* _Your task_:
Below are the records. List every line holding the word "code".

* _Exercise inputs_:

====

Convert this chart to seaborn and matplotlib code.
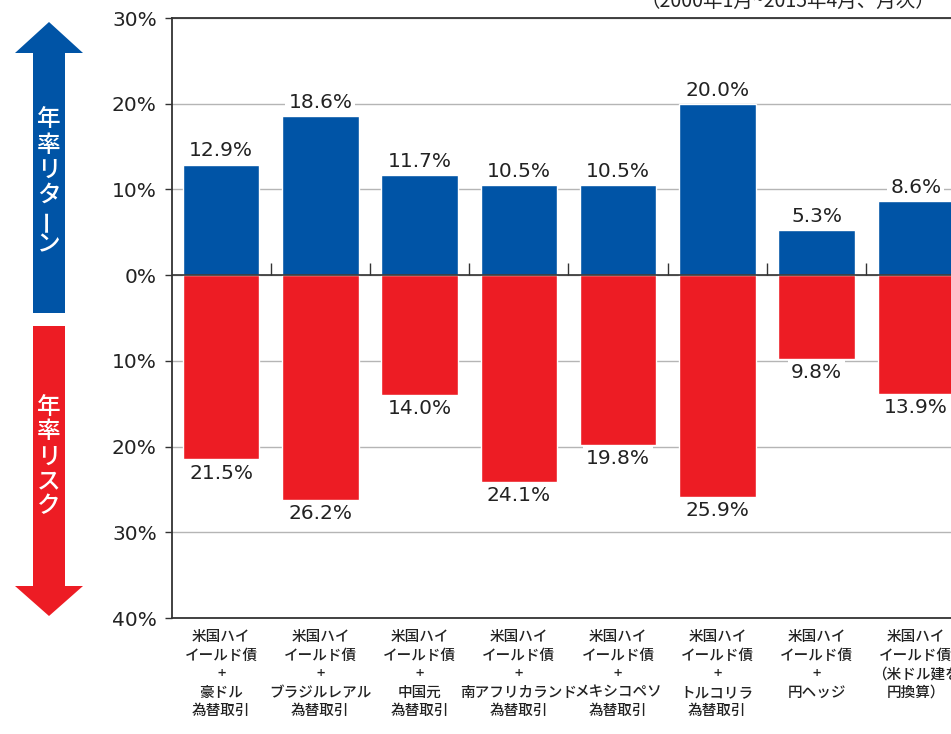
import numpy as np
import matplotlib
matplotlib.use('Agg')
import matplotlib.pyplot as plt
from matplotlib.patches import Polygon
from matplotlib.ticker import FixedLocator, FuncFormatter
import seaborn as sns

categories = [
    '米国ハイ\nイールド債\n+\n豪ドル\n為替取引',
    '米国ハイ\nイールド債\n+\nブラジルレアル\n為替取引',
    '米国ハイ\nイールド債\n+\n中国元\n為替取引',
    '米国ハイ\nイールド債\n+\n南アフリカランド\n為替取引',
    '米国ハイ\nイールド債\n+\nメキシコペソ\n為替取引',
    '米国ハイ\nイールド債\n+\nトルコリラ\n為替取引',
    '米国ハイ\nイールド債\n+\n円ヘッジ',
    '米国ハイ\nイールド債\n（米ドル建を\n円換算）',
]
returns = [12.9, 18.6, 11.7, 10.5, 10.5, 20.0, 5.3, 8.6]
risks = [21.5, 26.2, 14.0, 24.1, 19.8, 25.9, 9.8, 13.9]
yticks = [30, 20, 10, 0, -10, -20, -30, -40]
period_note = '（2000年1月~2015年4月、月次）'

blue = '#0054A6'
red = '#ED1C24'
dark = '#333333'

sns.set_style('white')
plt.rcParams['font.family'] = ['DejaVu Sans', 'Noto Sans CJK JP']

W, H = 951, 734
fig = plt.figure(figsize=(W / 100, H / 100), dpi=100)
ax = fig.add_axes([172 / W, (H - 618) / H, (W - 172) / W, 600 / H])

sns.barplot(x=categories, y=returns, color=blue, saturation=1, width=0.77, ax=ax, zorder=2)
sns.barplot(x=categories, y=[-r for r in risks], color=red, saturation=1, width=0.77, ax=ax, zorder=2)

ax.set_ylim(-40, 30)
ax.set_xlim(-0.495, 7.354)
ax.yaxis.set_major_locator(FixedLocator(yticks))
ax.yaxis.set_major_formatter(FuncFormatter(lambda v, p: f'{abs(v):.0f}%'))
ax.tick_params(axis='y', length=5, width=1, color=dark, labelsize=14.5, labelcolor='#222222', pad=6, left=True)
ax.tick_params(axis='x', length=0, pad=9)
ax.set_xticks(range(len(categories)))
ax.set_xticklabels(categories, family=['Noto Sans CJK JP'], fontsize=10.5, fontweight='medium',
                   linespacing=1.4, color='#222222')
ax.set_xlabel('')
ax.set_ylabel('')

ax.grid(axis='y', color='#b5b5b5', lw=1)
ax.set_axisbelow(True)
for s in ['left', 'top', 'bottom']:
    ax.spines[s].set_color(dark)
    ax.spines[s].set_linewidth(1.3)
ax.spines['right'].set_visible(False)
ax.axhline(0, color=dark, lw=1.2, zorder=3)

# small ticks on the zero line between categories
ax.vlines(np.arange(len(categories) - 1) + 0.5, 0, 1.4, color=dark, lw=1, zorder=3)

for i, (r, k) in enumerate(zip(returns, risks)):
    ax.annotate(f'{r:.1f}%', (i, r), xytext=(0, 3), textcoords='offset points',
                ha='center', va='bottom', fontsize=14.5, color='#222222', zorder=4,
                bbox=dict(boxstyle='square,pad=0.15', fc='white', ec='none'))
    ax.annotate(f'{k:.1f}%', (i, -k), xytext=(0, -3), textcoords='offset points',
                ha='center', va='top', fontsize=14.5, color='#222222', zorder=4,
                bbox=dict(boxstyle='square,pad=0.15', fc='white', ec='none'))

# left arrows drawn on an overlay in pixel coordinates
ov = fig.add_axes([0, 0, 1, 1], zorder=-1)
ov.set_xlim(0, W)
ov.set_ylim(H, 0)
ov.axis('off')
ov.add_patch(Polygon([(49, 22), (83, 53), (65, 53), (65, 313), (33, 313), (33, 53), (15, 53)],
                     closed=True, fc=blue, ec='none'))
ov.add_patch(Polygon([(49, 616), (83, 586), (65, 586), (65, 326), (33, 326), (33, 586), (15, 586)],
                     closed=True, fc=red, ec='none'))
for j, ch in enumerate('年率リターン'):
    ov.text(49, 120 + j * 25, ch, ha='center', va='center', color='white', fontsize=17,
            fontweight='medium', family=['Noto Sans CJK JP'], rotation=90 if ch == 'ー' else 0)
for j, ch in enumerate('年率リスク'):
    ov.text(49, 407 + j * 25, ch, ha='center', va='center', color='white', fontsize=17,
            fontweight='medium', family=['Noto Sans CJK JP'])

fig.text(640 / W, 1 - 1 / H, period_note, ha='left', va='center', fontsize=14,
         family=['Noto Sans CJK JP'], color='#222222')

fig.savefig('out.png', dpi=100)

====

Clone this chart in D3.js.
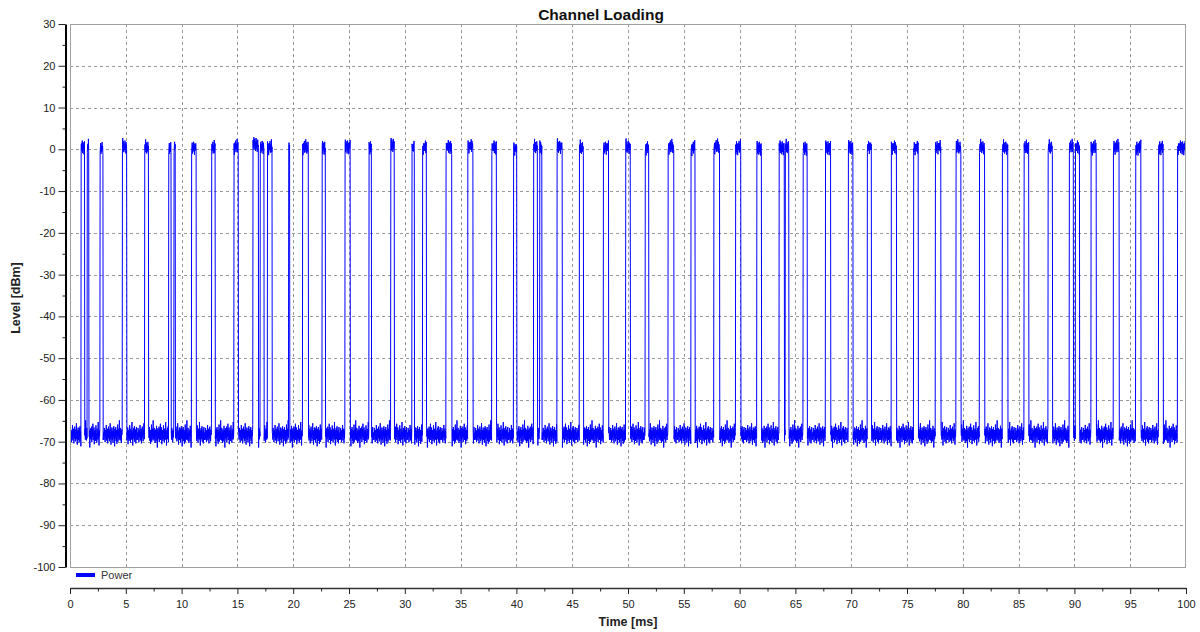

====

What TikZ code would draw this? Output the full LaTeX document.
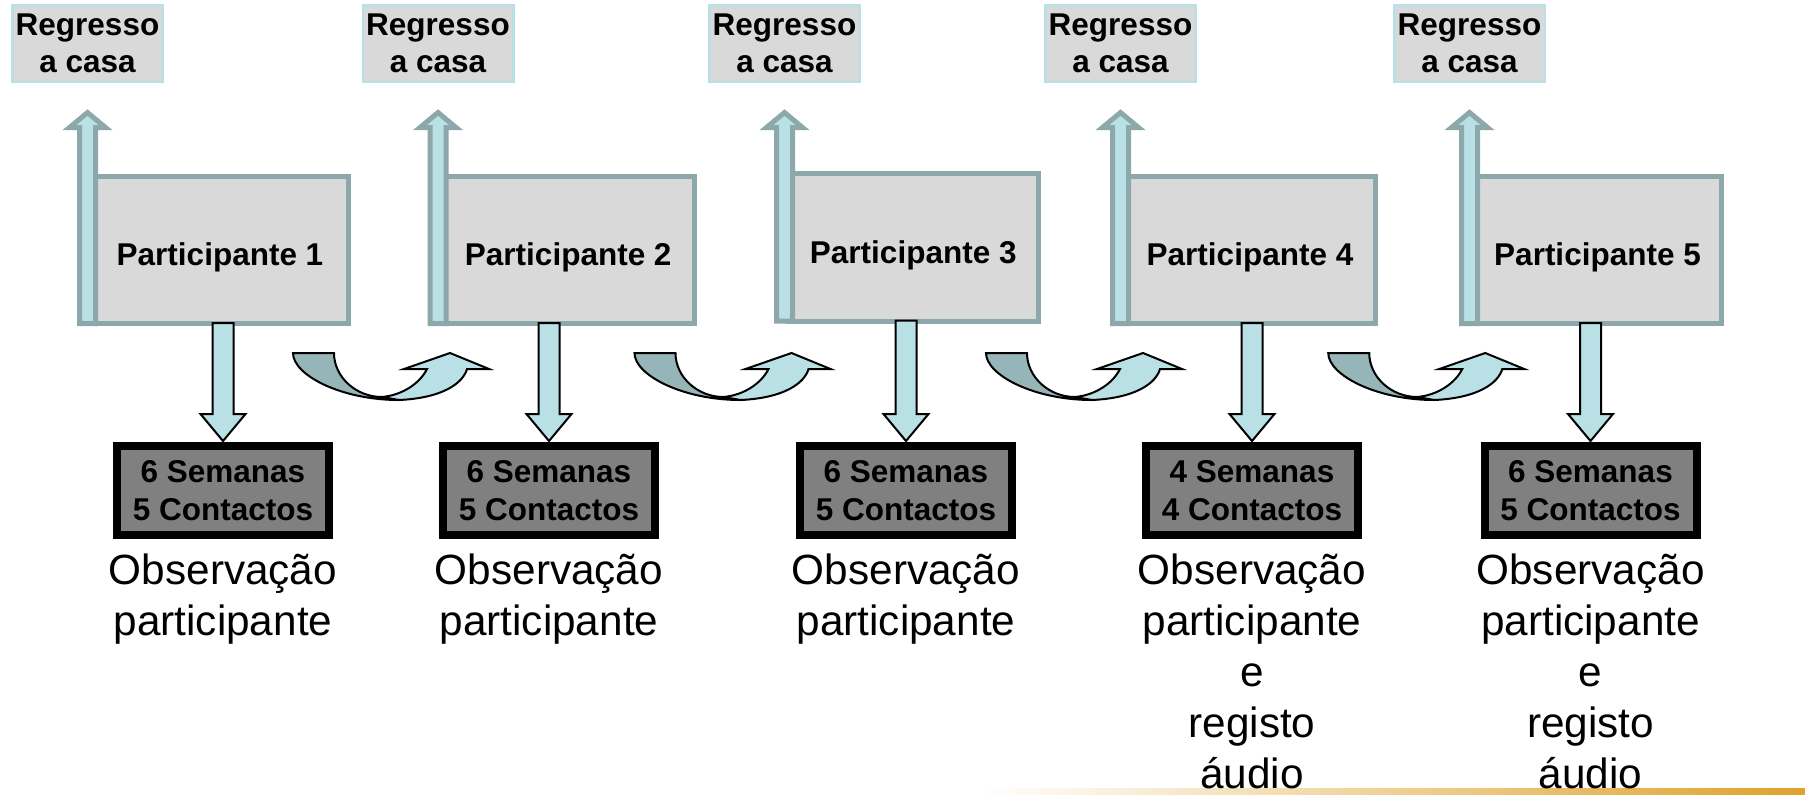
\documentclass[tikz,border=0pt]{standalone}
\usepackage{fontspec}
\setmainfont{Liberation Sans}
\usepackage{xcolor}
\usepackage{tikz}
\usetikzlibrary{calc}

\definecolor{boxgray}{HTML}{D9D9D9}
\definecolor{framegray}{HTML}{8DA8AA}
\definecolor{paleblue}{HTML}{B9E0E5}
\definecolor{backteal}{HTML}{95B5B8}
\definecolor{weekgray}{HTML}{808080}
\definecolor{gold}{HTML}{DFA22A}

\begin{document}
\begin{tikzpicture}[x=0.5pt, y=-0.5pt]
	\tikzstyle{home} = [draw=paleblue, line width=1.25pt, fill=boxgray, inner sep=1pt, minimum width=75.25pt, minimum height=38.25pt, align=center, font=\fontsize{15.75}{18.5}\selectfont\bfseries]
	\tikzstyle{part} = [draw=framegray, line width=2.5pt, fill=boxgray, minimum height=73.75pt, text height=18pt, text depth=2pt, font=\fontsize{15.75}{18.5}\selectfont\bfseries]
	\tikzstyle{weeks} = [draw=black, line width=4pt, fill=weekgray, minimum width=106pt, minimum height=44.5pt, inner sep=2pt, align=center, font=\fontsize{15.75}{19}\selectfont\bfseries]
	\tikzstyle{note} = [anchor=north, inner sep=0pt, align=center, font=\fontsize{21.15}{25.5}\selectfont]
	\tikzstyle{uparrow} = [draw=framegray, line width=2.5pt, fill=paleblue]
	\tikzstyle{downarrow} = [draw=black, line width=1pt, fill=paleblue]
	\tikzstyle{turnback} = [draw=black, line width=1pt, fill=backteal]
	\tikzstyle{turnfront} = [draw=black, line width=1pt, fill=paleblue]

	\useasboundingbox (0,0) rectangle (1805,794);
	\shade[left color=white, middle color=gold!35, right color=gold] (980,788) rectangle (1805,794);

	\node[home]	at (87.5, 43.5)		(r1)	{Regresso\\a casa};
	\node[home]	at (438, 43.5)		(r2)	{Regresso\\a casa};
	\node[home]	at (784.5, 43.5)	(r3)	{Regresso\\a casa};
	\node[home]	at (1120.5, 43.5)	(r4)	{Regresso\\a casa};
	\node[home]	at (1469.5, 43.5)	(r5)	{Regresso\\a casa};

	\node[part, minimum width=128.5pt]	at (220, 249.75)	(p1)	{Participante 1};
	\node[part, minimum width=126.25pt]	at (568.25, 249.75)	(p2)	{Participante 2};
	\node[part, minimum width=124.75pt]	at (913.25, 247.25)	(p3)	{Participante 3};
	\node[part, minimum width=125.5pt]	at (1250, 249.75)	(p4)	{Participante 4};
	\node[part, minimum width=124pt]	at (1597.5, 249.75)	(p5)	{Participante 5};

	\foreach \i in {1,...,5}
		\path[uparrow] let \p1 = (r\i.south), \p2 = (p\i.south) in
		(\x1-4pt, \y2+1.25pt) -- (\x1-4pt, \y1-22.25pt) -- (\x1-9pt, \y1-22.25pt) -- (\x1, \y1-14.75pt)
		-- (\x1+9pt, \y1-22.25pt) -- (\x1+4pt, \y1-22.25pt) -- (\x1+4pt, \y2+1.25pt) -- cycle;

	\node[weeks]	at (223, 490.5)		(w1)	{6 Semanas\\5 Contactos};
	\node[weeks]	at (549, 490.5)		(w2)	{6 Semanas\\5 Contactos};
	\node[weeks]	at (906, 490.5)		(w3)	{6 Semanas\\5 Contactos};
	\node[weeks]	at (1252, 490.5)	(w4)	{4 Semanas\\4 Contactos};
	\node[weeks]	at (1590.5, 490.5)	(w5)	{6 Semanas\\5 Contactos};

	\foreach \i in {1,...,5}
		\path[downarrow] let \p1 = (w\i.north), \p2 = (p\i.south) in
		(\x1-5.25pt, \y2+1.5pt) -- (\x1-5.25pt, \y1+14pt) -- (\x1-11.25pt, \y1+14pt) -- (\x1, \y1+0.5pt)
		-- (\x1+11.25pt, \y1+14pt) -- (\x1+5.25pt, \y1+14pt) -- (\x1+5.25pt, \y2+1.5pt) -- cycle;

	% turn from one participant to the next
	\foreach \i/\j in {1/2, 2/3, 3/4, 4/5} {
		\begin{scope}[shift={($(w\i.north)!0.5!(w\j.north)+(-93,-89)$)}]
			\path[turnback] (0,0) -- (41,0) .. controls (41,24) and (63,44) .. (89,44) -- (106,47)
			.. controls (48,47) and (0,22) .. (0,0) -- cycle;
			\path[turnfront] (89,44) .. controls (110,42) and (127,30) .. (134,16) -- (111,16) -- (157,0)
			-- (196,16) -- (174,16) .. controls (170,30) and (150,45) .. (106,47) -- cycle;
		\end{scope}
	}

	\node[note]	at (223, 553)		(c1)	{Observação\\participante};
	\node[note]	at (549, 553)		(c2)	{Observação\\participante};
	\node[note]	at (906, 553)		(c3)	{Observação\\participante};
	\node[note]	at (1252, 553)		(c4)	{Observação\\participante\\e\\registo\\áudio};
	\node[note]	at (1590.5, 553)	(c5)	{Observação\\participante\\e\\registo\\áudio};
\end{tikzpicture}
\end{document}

====

* _Answer for this exercise_:
Convert this chart to seaborn and matplotlib code.
What TikZ code would draw this? Output the full LaTeX document.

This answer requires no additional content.